1. Actually do some research
Inexperienced bloggers also tend to have an incomprehensible arrogance: that they can write a great post without doing any research or referencing any of the authoritative sources on the Web. Great bloggers – like Seth Godin and Chris Brogan – have earned the right not to do research because they are the authority on their subjects. Until you’ve reached that status, your role as blogger is closer to curator than creator.
Copyblogger – another great blogger – doesn’t list ‘lack of research’ among his 7 Habits of Highly Ineffective Bloggers, but it’s still worth a read.
2. Make your intro as great as your title
Just as most people will only watch the first 30 seconds of a YouTube video, most people will only read the start of your blog post. Creating a great title is a must – but nearly as important is your opening line. What value are you going to give your readers? How can you encourage them to read further? You might want to pose a tricky question, share a surprising statistic, or make a simple, jarring statement about blogs being rubbish.
3. Maximise your insight-to-word ratio
You can spot a crap blog post really easily.

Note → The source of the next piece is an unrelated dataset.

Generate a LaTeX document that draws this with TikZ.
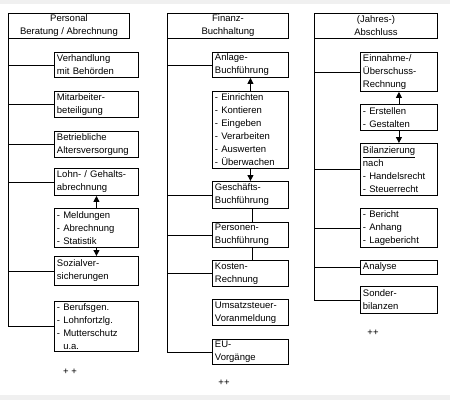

If you’ve had to read 50 words for no discernible benefit in terms of insight – stop reading. As a blogger you don’t want to fall into the trap of just listing pointless statistics, but a few choice stats alongside your key points can add real value. Cutting out waffle and optimising sentences to make them punchier also improves your insight-to-word ratio.
4. Don’t preach
Much like not doing research, if you’re going to preach – you’d better be pretty damn authoritative. In my experience ALL new bloggers have an urge to preach. I’m forever re-wording blog posts by new starters at OST to add humility and kick away their soap-box. All blog posts should have a bio showing, so until your bio says ‘global authority’, it’s best to suggest and point out, rather than dictate.
5. Optimise your images
If your post includes a great, relevant image that is optimised (yes – I’m talking about SEO), you can attract readers who are searching for content on Google Images and help to keep your readers engaged. The tide is going out on illegal use of images, so I’d also suggest you familiarise yourself with the legalities around using online images.
6. Credit your references
A lot of new bloggers aren’t familiar with terms like the blogosphere and trackbacks, but a successful blog is a connected blog. Adding trackbacks to your posts will help attract traffic and give a friendly nod to the bloggers you’re referencing.
7. Categorise it carefully
Some of the highest ranking web-pages on this site are category pages – like this one for Facebook marketing. By ensuring you have categories set up for your main 10-20 keywords, you can add SEO value to those pages and help ensure people can find your posts.
8. Go for quantity and quality
Short posts are OK, but longer posts do much better. I recently read this excellent analysis of why this is – but it’s also been borne out in my experience. Obviously the quality of your content, style, frequency of blogging and authority all have a bearing on reader numbers too, but length matters.